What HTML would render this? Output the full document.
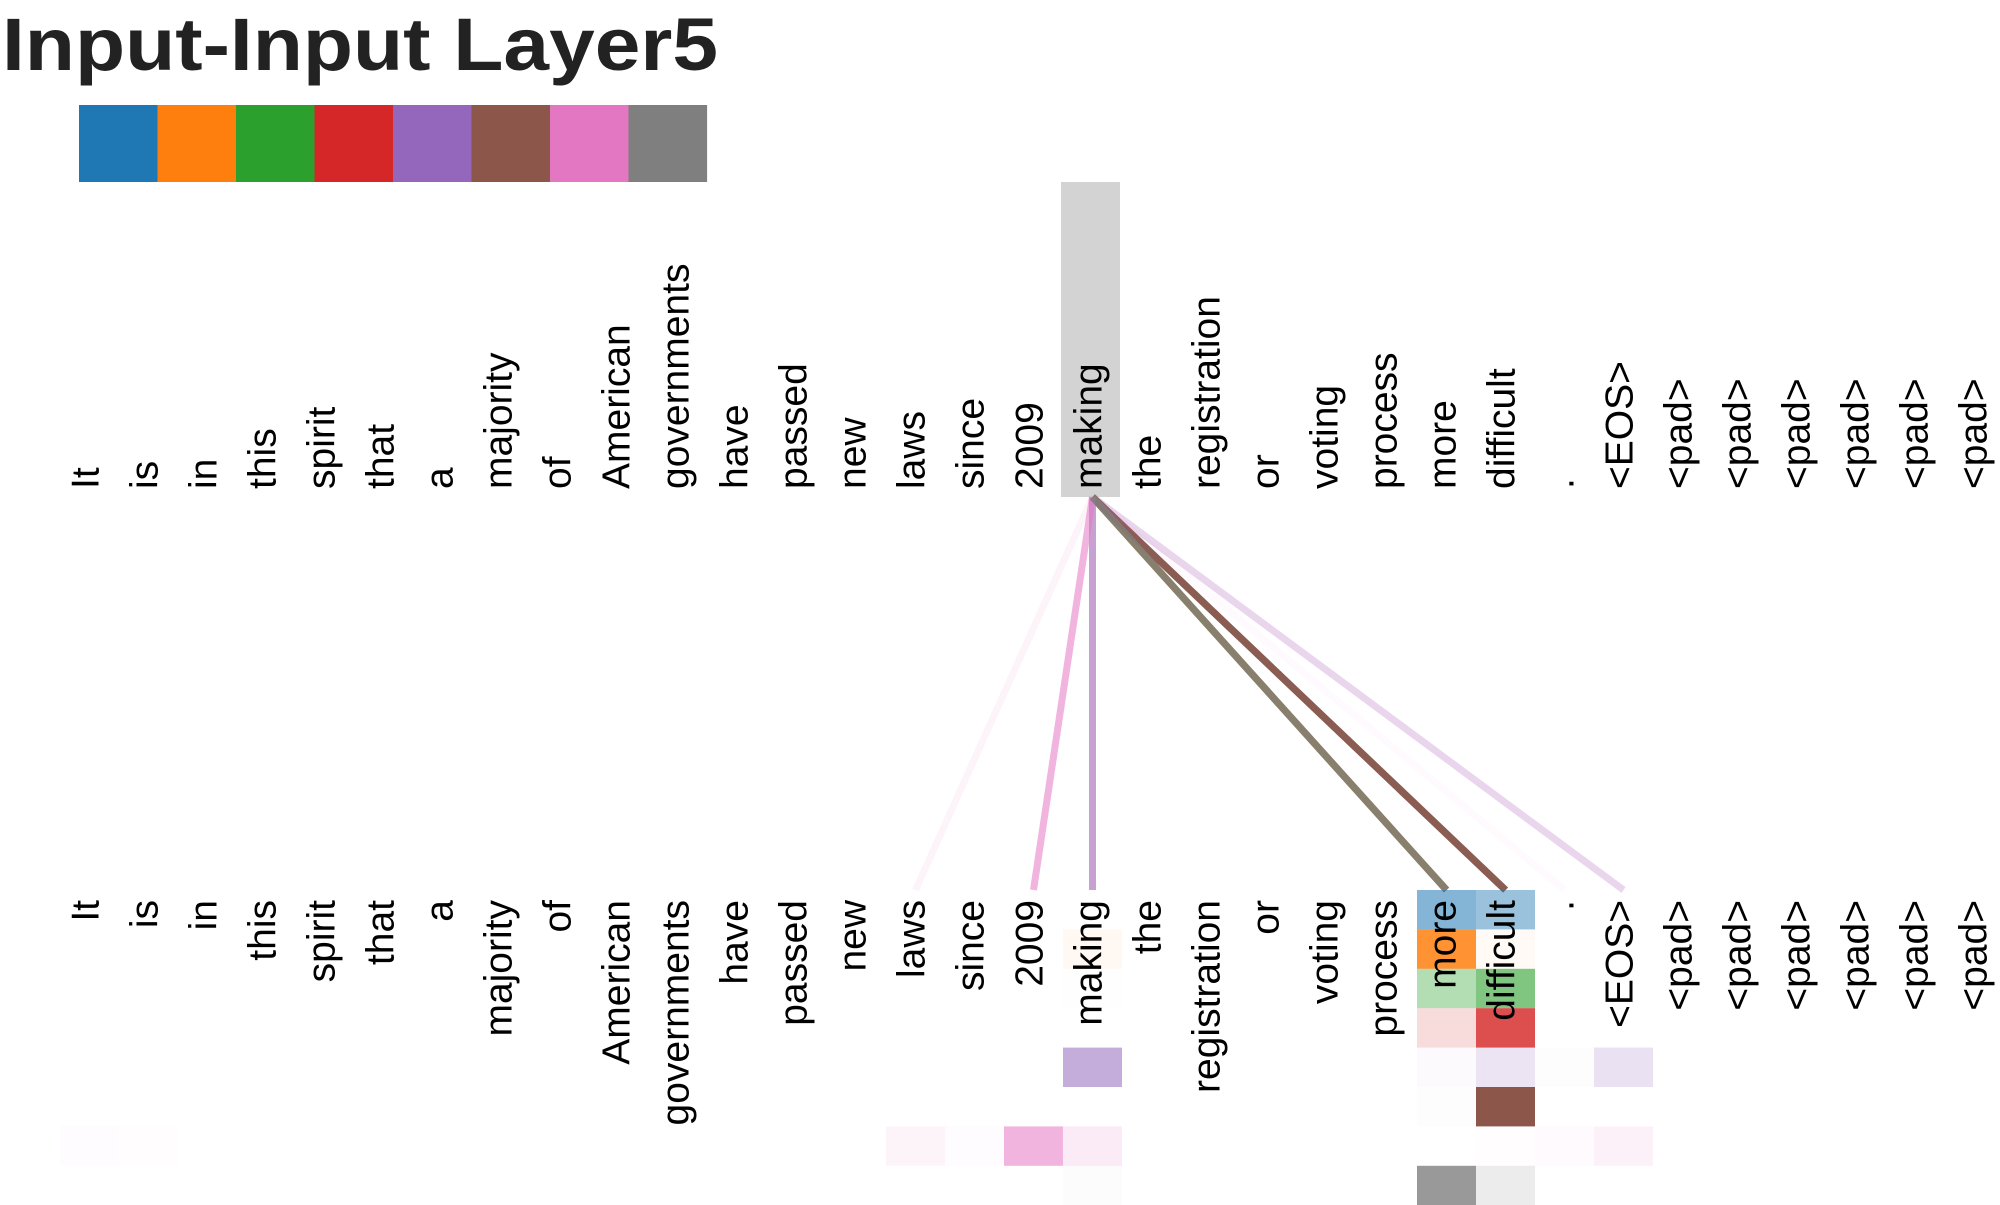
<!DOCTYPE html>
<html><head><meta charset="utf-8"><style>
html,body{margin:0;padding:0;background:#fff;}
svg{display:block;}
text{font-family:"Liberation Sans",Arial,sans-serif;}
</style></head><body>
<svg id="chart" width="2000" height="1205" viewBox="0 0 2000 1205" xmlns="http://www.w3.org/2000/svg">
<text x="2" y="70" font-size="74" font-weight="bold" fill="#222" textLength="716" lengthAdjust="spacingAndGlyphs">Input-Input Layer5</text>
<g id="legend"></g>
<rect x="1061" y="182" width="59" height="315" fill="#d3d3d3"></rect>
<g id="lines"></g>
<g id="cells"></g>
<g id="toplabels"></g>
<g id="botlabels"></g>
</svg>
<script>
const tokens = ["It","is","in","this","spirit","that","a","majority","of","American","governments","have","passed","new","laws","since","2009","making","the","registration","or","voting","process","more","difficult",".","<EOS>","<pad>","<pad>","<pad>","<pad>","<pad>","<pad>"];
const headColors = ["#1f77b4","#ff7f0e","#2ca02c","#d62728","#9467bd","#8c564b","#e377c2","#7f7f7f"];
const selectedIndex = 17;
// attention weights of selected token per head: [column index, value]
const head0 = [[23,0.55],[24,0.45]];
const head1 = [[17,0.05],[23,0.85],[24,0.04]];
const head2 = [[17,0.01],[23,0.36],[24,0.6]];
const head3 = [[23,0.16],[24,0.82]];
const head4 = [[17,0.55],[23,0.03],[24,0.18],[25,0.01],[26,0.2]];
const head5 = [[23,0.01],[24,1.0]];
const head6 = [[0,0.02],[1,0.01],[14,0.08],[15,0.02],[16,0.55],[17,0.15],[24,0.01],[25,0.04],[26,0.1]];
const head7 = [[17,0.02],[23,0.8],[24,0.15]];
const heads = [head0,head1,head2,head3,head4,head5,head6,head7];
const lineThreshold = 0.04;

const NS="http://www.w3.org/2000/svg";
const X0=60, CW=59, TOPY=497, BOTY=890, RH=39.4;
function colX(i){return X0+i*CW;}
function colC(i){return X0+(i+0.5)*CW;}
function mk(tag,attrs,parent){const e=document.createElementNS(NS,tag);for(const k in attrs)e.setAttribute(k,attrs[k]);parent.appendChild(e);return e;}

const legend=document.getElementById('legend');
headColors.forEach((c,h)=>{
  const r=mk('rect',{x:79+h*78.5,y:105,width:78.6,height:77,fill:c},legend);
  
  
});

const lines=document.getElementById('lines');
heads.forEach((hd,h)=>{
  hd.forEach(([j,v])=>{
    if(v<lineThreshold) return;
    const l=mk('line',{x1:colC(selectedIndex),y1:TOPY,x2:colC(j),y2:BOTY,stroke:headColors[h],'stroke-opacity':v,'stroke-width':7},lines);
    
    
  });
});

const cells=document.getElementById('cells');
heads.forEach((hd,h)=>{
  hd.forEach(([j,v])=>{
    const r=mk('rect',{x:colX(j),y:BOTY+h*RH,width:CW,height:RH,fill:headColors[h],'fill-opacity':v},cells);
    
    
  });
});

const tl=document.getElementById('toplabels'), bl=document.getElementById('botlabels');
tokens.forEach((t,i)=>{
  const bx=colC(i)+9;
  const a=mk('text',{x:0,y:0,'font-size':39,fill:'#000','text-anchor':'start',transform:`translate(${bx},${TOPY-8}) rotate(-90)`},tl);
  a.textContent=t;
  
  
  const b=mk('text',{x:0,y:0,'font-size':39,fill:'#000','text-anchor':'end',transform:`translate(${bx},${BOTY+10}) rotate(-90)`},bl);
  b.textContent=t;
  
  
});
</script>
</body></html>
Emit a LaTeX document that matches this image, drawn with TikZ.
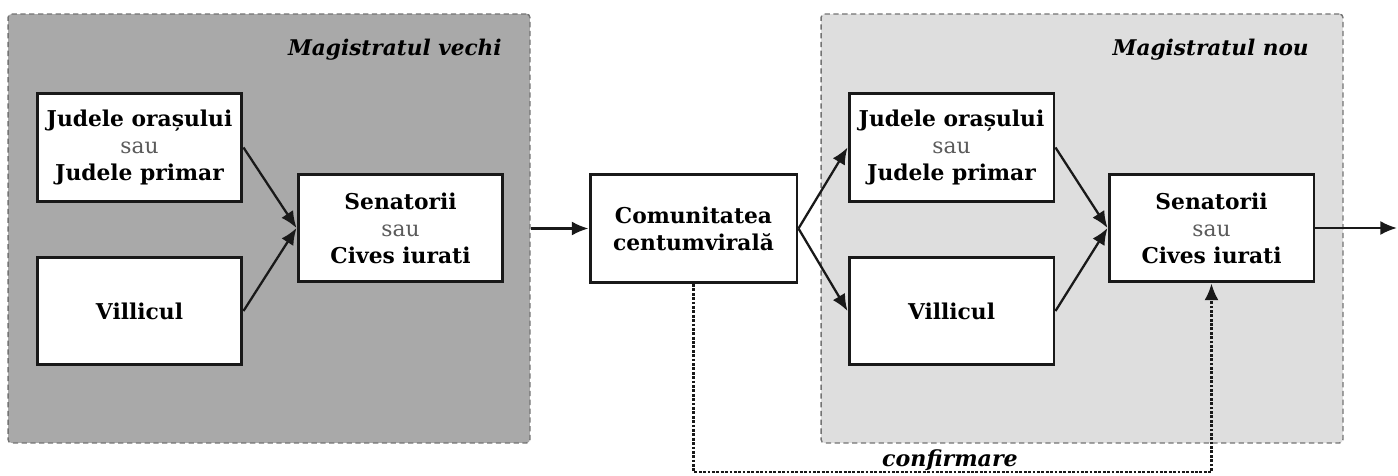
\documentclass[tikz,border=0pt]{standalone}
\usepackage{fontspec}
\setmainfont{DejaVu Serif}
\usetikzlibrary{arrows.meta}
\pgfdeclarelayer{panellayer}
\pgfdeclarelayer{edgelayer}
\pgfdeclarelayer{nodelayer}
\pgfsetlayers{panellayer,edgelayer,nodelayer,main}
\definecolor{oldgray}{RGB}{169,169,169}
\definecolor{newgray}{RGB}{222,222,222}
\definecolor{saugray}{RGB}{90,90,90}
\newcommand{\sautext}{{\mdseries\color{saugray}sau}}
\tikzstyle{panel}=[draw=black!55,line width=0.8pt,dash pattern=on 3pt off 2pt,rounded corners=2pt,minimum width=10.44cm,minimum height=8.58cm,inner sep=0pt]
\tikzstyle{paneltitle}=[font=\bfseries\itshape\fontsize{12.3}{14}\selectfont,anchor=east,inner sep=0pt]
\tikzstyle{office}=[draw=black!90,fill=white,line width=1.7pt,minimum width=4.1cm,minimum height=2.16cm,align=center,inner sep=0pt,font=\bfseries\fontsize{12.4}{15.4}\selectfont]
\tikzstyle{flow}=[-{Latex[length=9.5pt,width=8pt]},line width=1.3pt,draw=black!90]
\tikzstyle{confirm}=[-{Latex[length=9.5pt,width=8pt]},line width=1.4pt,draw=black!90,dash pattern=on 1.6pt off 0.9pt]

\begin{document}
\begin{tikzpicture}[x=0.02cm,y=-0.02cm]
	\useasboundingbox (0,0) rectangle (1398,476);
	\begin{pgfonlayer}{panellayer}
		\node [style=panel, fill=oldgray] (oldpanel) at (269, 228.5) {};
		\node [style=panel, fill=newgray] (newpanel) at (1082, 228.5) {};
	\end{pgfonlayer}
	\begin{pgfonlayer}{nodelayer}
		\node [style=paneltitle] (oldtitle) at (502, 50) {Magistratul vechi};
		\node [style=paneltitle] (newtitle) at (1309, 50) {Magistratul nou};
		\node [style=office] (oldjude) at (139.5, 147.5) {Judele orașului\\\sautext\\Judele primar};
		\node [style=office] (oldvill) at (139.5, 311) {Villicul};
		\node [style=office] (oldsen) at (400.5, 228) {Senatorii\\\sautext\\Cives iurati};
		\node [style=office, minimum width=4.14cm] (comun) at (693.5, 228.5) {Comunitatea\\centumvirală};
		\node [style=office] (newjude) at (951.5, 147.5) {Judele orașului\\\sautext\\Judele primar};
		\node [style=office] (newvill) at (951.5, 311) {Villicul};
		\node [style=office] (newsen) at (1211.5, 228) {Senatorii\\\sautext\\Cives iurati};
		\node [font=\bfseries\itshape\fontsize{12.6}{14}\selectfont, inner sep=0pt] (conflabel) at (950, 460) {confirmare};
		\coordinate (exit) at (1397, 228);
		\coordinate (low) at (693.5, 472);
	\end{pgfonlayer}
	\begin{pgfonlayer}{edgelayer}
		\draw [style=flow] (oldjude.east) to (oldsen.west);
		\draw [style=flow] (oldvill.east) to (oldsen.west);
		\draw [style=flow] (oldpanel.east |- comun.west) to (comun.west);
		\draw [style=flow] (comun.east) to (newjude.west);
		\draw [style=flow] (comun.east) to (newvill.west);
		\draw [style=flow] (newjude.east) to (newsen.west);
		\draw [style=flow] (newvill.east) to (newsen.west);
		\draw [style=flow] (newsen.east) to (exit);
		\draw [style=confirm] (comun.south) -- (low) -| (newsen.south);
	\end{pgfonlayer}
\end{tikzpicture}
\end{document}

▶ [Direction]: Reproduce, word for word, only the lines in the records above from the line with "Emit a LaTeX" through the line with "1.6pt off 0.9pt]", including both ends; omit the pictures.

▶ [Exercise answer]:
Emit a LaTeX document that matches this image, drawn with TikZ.
\documentclass[tikz,border=0pt]{standalone}
\usepackage{fontspec}
\setmainfont{DejaVu Serif}
\usetikzlibrary{arrows.meta}
\pgfdeclarelayer{panellayer}
\pgfdeclarelayer{edgelayer}
\pgfdeclarelayer{nodelayer}
\pgfsetlayers{panellayer,edgelayer,nodelayer,main}
\definecolor{oldgray}{RGB}{169,169,169}
\definecolor{newgray}{RGB}{222,222,222}
\definecolor{saugray}{RGB}{90,90,90}
\newcommand{\sautext}{{\mdseries\color{saugray}sau}}
\tikzstyle{panel}=[draw=black!55,line width=0.8pt,dash pattern=on 3pt off 2pt,rounded corners=2pt,minimum width=10.44cm,minimum height=8.58cm,inner sep=0pt]
\tikzstyle{paneltitle}=[font=\bfseries\itshape\fontsize{12.3}{14}\selectfont,anchor=east,inner sep=0pt]
\tikzstyle{office}=[draw=black!90,fill=white,line width=1.7pt,minimum width=4.1cm,minimum height=2.16cm,align=center,inner sep=0pt,font=\bfseries\fontsize{12.4}{15.4}\selectfont]
\tikzstyle{flow}=[-{Latex[length=9.5pt,width=8pt]},line width=1.3pt,draw=black!90]
\tikzstyle{confirm}=[-{Latex[length=9.5pt,width=8pt]},line width=1.4pt,draw=black!90,dash pattern=on 1.6pt off 0.9pt]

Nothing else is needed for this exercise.